---------- Records for the exercise

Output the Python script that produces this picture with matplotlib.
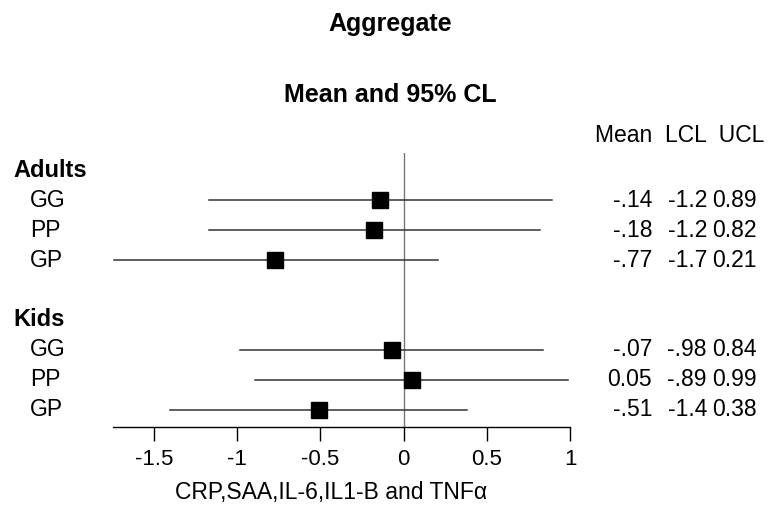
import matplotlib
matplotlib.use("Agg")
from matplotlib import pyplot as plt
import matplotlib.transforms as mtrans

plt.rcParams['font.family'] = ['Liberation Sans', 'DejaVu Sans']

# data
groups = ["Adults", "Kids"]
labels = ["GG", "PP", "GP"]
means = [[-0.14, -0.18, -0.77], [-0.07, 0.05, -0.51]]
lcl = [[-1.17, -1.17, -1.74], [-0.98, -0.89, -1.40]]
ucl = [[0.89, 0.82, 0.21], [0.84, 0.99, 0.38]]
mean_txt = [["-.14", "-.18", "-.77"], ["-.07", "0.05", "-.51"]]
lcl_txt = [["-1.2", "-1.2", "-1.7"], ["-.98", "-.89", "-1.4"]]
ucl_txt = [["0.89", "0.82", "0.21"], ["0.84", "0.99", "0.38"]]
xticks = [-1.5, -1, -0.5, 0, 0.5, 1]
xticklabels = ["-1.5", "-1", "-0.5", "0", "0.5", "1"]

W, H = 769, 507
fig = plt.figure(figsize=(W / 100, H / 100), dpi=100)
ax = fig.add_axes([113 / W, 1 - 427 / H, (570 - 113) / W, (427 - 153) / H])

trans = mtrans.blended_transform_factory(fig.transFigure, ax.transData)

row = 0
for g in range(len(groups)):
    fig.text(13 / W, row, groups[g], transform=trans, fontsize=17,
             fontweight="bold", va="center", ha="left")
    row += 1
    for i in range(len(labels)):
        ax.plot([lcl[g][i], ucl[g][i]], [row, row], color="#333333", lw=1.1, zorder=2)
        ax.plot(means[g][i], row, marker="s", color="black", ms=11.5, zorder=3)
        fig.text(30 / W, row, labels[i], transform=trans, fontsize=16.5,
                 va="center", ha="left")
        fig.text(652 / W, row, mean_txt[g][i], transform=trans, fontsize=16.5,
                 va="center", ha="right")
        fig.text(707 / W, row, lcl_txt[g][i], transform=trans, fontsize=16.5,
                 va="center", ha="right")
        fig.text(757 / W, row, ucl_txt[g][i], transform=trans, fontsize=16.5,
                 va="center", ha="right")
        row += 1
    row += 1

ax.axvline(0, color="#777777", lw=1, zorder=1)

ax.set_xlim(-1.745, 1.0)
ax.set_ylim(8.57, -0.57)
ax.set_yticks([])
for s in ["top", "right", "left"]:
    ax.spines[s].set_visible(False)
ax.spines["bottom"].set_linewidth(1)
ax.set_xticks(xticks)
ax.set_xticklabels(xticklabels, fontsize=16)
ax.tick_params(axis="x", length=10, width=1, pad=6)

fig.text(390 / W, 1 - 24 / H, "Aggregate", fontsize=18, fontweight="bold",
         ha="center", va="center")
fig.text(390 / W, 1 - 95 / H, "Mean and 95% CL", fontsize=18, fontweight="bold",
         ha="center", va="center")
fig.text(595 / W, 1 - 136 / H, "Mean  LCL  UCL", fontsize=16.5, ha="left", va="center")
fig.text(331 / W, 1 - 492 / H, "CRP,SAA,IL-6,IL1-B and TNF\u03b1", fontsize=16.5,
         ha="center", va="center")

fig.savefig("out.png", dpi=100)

--------------------
---------- Records for the exercise

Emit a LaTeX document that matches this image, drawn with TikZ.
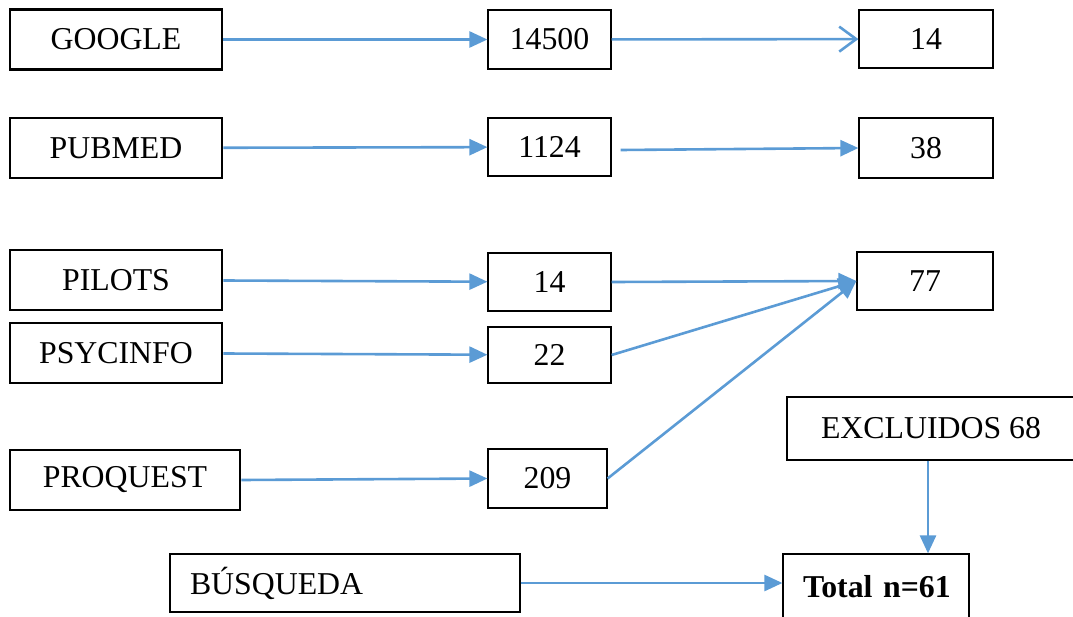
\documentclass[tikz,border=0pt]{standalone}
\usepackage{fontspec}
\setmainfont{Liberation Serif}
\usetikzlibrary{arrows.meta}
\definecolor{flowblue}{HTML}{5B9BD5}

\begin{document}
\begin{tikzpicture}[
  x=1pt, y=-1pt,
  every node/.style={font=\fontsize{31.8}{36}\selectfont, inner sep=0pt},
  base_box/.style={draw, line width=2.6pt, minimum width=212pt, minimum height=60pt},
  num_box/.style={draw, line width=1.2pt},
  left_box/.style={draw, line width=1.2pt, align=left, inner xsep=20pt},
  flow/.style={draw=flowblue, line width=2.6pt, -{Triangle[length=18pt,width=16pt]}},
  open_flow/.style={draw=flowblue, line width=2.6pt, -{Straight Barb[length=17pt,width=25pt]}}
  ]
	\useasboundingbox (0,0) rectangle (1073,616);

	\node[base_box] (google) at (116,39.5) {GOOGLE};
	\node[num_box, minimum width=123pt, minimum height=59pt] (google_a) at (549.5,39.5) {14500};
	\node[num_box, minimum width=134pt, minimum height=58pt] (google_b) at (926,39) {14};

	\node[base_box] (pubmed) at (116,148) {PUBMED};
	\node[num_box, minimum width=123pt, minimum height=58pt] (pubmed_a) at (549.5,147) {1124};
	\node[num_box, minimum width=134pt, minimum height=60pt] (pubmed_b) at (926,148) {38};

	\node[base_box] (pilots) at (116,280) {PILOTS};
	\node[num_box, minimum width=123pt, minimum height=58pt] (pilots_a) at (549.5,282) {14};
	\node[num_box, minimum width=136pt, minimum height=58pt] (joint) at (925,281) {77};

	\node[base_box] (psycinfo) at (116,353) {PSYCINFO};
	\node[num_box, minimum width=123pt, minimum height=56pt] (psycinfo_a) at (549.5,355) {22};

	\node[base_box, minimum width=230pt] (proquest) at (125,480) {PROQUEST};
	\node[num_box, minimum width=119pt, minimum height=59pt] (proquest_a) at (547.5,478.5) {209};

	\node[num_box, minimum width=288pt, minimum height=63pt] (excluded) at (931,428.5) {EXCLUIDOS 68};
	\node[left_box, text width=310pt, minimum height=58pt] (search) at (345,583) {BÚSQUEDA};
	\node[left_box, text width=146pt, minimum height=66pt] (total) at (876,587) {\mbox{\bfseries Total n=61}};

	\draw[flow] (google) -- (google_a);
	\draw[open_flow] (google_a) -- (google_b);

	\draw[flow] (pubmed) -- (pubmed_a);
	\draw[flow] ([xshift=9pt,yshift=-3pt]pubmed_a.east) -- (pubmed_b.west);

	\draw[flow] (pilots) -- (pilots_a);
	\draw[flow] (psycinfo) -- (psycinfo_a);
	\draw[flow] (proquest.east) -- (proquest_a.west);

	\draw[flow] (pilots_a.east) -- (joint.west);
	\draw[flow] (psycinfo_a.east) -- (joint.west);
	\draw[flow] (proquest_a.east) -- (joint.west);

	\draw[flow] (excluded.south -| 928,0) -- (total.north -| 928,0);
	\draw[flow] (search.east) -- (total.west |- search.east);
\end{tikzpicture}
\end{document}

--------------------

=== Task to carry out ===
Check all the records above and select each line where the string "matplotlib" is found.

=== Written response ===
Output the Python script that produces this picture with matplotlib.
import matplotlib
matplotlib.use("Agg")
from matplotlib import pyplot as plt
import matplotlib.transforms as mtrans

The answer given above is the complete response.